**EXERCISE INSTRUCTIONS**
Skip any picture you find and retype all the remaining lines exactly.

**DATASET SECTION**
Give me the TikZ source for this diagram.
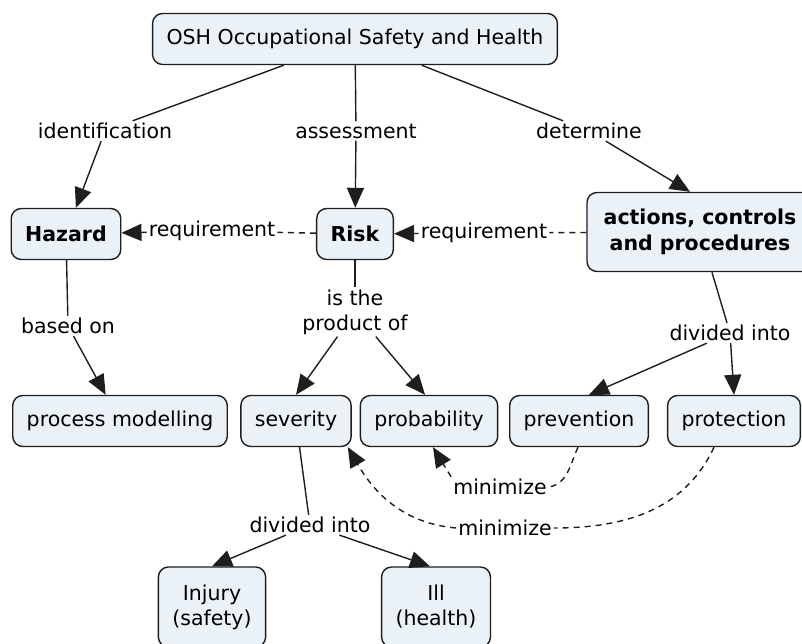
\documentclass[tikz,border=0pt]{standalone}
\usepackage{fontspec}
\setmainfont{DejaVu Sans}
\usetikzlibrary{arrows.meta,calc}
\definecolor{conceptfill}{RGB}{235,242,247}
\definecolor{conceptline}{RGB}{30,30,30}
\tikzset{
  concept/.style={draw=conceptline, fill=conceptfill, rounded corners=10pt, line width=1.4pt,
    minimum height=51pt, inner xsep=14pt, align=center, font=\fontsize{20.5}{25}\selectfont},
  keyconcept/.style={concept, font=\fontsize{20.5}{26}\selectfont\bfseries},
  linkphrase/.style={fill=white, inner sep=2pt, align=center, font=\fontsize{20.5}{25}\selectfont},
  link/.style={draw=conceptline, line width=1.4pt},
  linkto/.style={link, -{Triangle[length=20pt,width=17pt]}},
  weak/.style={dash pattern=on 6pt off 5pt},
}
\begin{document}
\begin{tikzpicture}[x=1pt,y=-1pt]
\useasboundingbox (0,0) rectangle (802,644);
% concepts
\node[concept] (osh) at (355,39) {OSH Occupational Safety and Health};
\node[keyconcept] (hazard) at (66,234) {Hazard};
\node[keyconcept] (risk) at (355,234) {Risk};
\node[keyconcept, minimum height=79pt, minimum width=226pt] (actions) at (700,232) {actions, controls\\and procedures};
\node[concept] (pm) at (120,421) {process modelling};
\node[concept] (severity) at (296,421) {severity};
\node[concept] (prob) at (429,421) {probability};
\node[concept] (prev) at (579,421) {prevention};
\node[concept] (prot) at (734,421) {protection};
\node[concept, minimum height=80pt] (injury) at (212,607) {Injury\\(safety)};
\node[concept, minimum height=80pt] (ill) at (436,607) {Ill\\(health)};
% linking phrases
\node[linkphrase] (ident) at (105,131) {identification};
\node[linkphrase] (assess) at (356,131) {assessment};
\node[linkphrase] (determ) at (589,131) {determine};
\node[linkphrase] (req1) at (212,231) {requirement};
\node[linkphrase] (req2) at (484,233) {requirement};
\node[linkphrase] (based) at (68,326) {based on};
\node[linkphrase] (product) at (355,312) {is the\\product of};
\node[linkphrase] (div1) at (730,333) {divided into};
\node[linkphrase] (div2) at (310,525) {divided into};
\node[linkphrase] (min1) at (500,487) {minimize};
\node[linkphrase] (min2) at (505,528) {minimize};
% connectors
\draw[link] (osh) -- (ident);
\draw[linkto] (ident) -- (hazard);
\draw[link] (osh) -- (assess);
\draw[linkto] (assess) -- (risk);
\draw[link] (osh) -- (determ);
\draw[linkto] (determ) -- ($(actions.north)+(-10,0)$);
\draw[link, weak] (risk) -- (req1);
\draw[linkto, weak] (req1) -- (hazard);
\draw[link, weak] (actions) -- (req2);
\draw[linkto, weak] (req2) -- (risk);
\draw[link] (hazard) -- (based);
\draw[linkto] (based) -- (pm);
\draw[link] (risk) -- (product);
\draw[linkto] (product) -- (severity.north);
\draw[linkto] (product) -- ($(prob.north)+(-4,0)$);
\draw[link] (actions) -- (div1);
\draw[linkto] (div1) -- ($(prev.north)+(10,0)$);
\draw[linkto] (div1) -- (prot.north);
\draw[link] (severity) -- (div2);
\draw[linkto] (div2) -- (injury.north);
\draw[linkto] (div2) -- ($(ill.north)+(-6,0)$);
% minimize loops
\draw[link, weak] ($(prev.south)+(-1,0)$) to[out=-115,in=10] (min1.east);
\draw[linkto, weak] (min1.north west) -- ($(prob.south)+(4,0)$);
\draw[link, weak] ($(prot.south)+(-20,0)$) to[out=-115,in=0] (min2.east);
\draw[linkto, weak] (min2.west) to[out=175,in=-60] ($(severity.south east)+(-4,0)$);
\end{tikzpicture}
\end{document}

**TASK SOLUTION**
Give me the TikZ source for this diagram.
\documentclass[tikz,border=0pt]{standalone}
\usepackage{fontspec}
\setmainfont{DejaVu Sans}
\usetikzlibrary{arrows.meta,calc}
\definecolor{conceptfill}{RGB}{235,242,247}
\definecolor{conceptline}{RGB}{30,30,30}
\tikzset{
  concept/.style={draw=conceptline, fill=conceptfill, rounded corners=10pt, line width=1.4pt,
    minimum height=51pt, inner xsep=14pt, align=center, font=\fontsize{20.5}{25}\selectfont},
  keyconcept/.style={concept, font=\fontsize{20.5}{26}\selectfont\bfseries},
  linkphrase/.style={fill=white, inner sep=2pt, align=center, font=\fontsize{20.5}{25}\selectfont},
  link/.style={draw=conceptline, line width=1.4pt},
  linkto/.style={link, -{Triangle[length=20pt,width=17pt]}},
  weak/.style={dash pattern=on 6pt off 5pt},
}
\begin{document}
\begin{tikzpicture}[x=1pt,y=-1pt]
\useasboundingbox (0,0) rectangle (802,644);
% concepts
\node[concept] (osh) at (355,39) {OSH Occupational Safety and Health};
\node[keyconcept] (hazard) at (66,234) {Hazard};
\node[keyconcept] (risk) at (355,234) {Risk};
\node[keyconcept, minimum height=79pt, minimum width=226pt] (actions) at (700,232) {actions, controls\\and procedures};
\node[concept] (pm) at (120,421) {process modelling};
\node[concept] (severity) at (296,421) {severity};
\node[concept] (prob) at (429,421) {probability};
\node[concept] (prev) at (579,421) {prevention};
\node[concept] (prot) at (734,421) {protection};
\node[concept, minimum height=80pt] (injury) at (212,607) {Injury\\(safety)};
\node[concept, minimum height=80pt] (ill) at (436,607) {Ill\\(health)};
% linking phrases
\node[linkphrase] (ident) at (105,131) {identification};
\node[linkphrase] (assess) at (356,131) {assessment};
\node[linkphrase] (determ) at (589,131) {determine};
\node[linkphrase] (req1) at (212,231) {requirement};
\node[linkphrase] (req2) at (484,233) {requirement};
\node[linkphrase] (based) at (68,326) {based on};
\node[linkphrase] (product) at (355,312) {is the\\product of};
\node[linkphrase] (div1) at (730,333) {divided into};
\node[linkphrase] (div2) at (310,525) {divided into};
\node[linkphrase] (min1) at (500,487) {minimize};
\node[linkphrase] (min2) at (505,528) {minimize};
% connectors
\draw[link] (osh) -- (ident);
\draw[linkto] (ident) -- (hazard);
\draw[link] (osh) -- (assess);
\draw[linkto] (assess) -- (risk);
\draw[link] (osh) -- (determ);
\draw[linkto] (determ) -- ($(actions.north)+(-10,0)$);
\draw[link, weak] (risk) -- (req1);
\draw[linkto, weak] (req1) -- (hazard);
\draw[link, weak] (actions) -- (req2);
\draw[linkto, weak] (req2) -- (risk);
\draw[link] (hazard) -- (based);
\draw[linkto] (based) -- (pm);
\draw[link] (risk) -- (product);
\draw[linkto] (product) -- (severity.north);
\draw[linkto] (product) -- ($(prob.north)+(-4,0)$);
\draw[link] (actions) -- (div1);
\draw[linkto] (div1) -- ($(prev.north)+(10,0)$);
\draw[linkto] (div1) -- (prot.north);
\draw[link] (severity) -- (div2);
\draw[linkto] (div2) -- (injury.north);
\draw[linkto] (div2) -- ($(ill.north)+(-6,0)$);
% minimize loops
\draw[link, weak] ($(prev.south)+(-1,0)$) to[out=-115,in=10] (min1.east);
\draw[linkto, weak] (min1.north west) -- ($(prob.south)+(4,0)$);
\draw[link, weak] ($(prot.south)+(-20,0)$) to[out=-115,in=0] (min2.east);
\draw[linkto, weak] (min2.west) to[out=175,in=-60] ($(severity.south east)+(-4,0)$);
\end{tikzpicture}
\end{document}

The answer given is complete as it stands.